### Records for the exercise
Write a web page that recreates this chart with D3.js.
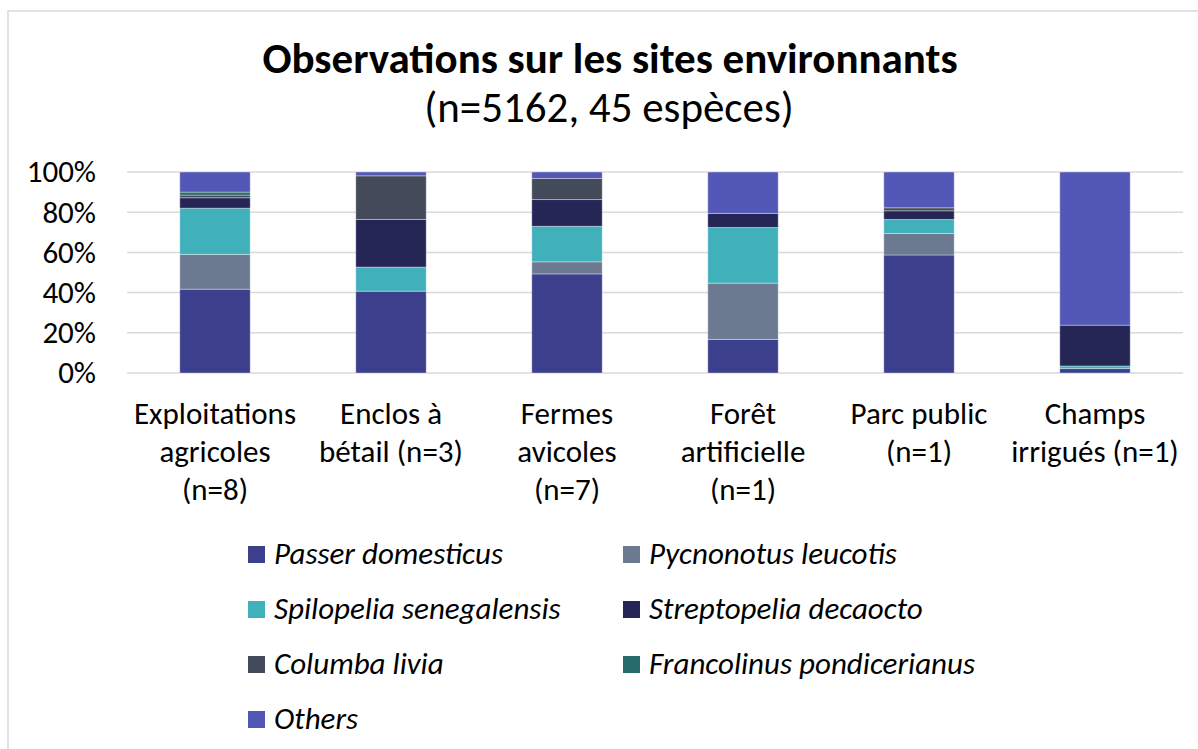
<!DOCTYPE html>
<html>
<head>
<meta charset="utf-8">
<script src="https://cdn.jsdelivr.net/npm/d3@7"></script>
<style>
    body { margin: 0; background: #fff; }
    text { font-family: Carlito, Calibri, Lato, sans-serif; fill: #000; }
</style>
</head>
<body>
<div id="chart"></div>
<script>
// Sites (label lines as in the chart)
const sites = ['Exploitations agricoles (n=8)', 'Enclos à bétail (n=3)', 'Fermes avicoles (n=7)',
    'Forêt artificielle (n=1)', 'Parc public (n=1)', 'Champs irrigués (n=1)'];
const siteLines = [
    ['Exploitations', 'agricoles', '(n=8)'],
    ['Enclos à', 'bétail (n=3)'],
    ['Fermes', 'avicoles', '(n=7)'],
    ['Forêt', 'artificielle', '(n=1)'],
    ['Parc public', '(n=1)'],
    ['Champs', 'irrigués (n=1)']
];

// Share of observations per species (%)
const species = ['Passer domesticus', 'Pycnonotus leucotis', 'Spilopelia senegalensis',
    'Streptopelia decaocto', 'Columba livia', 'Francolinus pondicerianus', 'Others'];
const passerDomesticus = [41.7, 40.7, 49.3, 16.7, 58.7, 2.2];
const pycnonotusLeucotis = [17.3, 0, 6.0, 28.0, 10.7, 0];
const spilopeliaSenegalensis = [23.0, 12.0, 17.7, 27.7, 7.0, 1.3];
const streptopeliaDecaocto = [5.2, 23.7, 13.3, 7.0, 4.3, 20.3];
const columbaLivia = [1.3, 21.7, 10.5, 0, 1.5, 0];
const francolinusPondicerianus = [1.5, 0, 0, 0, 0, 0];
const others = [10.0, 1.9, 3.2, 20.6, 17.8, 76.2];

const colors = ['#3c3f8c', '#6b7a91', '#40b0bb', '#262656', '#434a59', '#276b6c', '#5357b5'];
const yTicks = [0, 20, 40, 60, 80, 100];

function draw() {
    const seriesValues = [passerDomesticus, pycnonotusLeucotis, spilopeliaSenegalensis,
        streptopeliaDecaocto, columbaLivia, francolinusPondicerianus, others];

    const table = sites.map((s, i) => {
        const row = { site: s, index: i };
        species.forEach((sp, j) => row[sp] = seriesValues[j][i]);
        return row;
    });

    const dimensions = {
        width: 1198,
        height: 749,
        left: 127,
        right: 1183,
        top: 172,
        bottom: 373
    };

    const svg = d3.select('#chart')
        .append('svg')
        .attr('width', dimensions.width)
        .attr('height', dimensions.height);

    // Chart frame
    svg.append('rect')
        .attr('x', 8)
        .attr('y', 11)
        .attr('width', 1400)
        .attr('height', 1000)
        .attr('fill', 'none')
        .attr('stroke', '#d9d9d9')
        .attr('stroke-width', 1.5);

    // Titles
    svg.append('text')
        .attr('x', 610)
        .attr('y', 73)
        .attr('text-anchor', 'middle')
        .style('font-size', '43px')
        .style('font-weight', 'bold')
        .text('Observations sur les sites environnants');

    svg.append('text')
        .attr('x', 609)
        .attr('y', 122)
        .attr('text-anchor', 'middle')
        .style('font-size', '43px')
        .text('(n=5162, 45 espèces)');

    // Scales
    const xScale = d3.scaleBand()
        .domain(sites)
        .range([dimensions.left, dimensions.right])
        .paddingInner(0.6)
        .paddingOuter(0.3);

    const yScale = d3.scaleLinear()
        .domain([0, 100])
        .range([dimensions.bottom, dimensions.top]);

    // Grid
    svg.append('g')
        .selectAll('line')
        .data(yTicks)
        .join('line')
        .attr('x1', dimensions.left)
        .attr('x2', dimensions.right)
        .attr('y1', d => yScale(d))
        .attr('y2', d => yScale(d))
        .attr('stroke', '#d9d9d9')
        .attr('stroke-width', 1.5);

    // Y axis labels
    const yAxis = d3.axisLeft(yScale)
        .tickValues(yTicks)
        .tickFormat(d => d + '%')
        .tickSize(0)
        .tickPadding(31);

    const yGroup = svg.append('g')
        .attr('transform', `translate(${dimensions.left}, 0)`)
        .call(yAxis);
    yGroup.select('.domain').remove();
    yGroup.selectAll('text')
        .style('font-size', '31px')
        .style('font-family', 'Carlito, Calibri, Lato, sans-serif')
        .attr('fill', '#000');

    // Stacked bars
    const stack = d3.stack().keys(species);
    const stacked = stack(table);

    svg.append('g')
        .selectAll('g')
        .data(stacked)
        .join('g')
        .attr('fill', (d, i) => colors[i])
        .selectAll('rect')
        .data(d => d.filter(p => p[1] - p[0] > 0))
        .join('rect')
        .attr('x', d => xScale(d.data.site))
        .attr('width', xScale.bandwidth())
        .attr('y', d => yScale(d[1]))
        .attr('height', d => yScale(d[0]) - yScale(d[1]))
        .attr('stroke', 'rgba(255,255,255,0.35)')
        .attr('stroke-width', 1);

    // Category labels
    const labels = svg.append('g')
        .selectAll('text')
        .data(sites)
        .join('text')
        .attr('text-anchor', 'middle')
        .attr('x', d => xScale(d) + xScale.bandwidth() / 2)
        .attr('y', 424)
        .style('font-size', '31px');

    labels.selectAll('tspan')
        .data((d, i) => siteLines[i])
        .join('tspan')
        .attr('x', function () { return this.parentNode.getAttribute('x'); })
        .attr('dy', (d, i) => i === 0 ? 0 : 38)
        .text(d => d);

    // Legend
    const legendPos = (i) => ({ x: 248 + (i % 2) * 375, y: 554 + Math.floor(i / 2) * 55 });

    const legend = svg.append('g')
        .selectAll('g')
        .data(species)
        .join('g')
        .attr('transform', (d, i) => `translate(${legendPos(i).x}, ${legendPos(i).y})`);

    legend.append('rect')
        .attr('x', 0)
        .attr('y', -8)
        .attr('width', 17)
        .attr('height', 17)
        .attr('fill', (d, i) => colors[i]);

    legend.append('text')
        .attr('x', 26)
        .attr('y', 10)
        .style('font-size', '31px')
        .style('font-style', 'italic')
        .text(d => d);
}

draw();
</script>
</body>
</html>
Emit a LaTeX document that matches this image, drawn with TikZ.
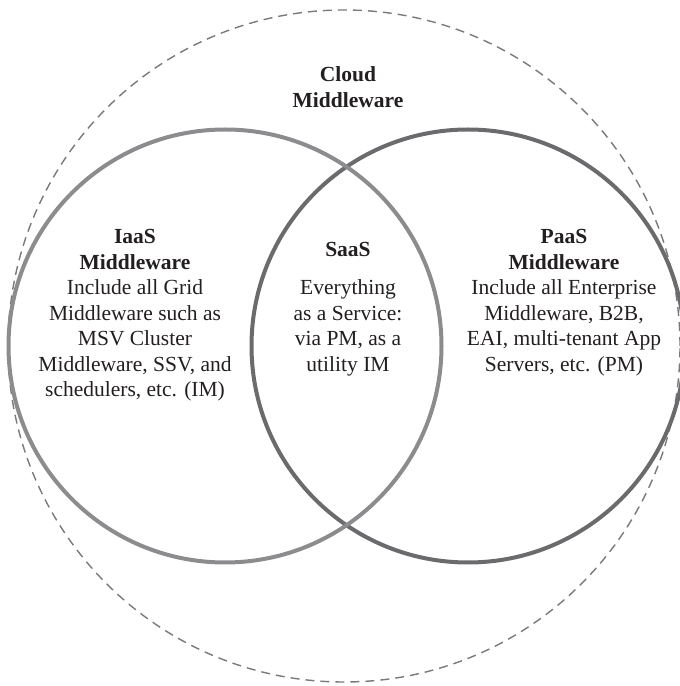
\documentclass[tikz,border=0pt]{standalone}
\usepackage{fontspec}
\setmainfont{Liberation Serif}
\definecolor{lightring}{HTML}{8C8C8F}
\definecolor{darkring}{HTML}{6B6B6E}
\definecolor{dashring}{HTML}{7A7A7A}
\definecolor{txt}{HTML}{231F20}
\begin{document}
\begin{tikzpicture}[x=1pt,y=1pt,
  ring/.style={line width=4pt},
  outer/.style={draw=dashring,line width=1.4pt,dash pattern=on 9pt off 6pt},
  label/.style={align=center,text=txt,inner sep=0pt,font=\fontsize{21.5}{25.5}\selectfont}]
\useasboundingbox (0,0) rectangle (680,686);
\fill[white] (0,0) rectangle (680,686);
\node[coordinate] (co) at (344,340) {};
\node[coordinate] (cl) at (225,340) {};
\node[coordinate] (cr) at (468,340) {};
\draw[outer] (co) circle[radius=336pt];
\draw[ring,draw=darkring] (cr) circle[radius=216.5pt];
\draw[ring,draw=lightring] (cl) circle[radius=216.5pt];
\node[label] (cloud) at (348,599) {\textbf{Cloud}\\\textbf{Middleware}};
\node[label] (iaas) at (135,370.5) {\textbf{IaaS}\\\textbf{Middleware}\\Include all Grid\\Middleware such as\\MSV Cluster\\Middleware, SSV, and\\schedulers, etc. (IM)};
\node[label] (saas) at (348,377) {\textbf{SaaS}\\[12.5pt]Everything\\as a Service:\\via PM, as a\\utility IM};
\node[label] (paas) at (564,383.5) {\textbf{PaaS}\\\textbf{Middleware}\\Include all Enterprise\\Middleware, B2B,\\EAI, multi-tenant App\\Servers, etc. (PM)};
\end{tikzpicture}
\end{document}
==
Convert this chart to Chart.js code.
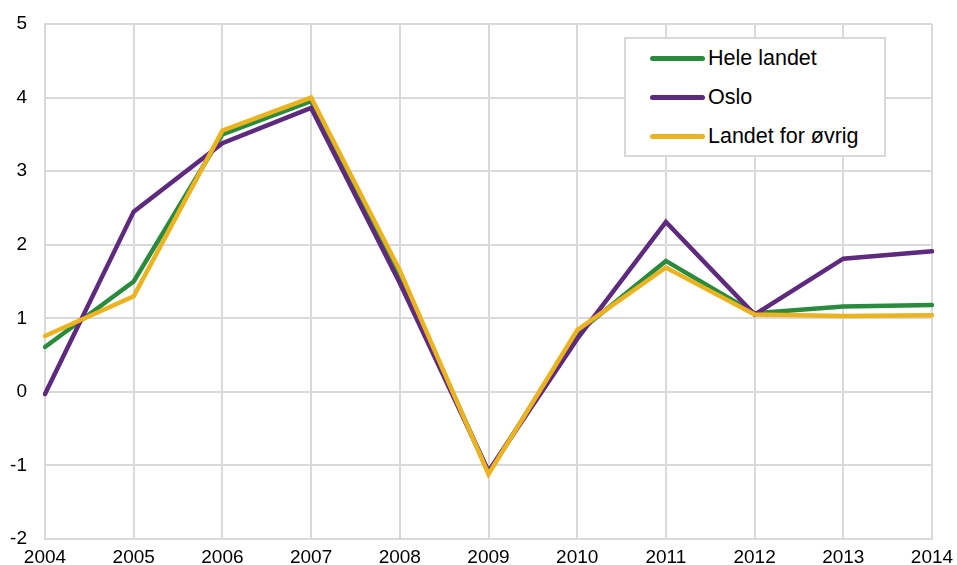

### Your task
Copy the lines above exactly, starting with the line that contains "Write a web" and ending with the line that contains "const yTicks = [0, 20, 40, 60, 80, 100];", and leave out any pictures.

### Worked solution
Write a web page that recreates this chart with D3.js.
<!DOCTYPE html>
<html>
<head>
<meta charset="utf-8">
<script src="https://cdn.jsdelivr.net/npm/d3@7"></script>
<style>
    body { margin: 0; background: #fff; }
    text { font-family: Carlito, Calibri, Lato, sans-serif; fill: #000; }
</style>
</head>
<body>
<div id="chart"></div>
<script>
// Sites (label lines as in the chart)
const sites = ['Exploitations agricoles (n=8)', 'Enclos à bétail (n=3)', 'Fermes avicoles (n=7)',
    'Forêt artificielle (n=1)', 'Parc public (n=1)', 'Champs irrigués (n=1)'];
const siteLines = [
    ['Exploitations', 'agricoles', '(n=8)'],
    ['Enclos à', 'bétail (n=3)'],
    ['Fermes', 'avicoles', '(n=7)'],
    ['Forêt', 'artificielle', '(n=1)'],
    ['Parc public', '(n=1)'],
    ['Champs', 'irrigués (n=1)']
];

// Share of observations per species (%)
const species = ['Passer domesticus', 'Pycnonotus leucotis', 'Spilopelia senegalensis',
    'Streptopelia decaocto', 'Columba livia', 'Francolinus pondicerianus', 'Others'];
const passerDomesticus = [41.7, 40.7, 49.3, 16.7, 58.7, 2.2];
const pycnonotusLeucotis = [17.3, 0, 6.0, 28.0, 10.7, 0];
const spilopeliaSenegalensis = [23.0, 12.0, 17.7, 27.7, 7.0, 1.3];
const streptopeliaDecaocto = [5.2, 23.7, 13.3, 7.0, 4.3, 20.3];
const columbaLivia = [1.3, 21.7, 10.5, 0, 1.5, 0];
const francolinusPondicerianus = [1.5, 0, 0, 0, 0, 0];
const others = [10.0, 1.9, 3.2, 20.6, 17.8, 76.2];

const colors = ['#3c3f8c', '#6b7a91', '#40b0bb', '#262656', '#434a59', '#276b6c', '#5357b5'];
const yTicks = [0, 20, 40, 60, 80, 100];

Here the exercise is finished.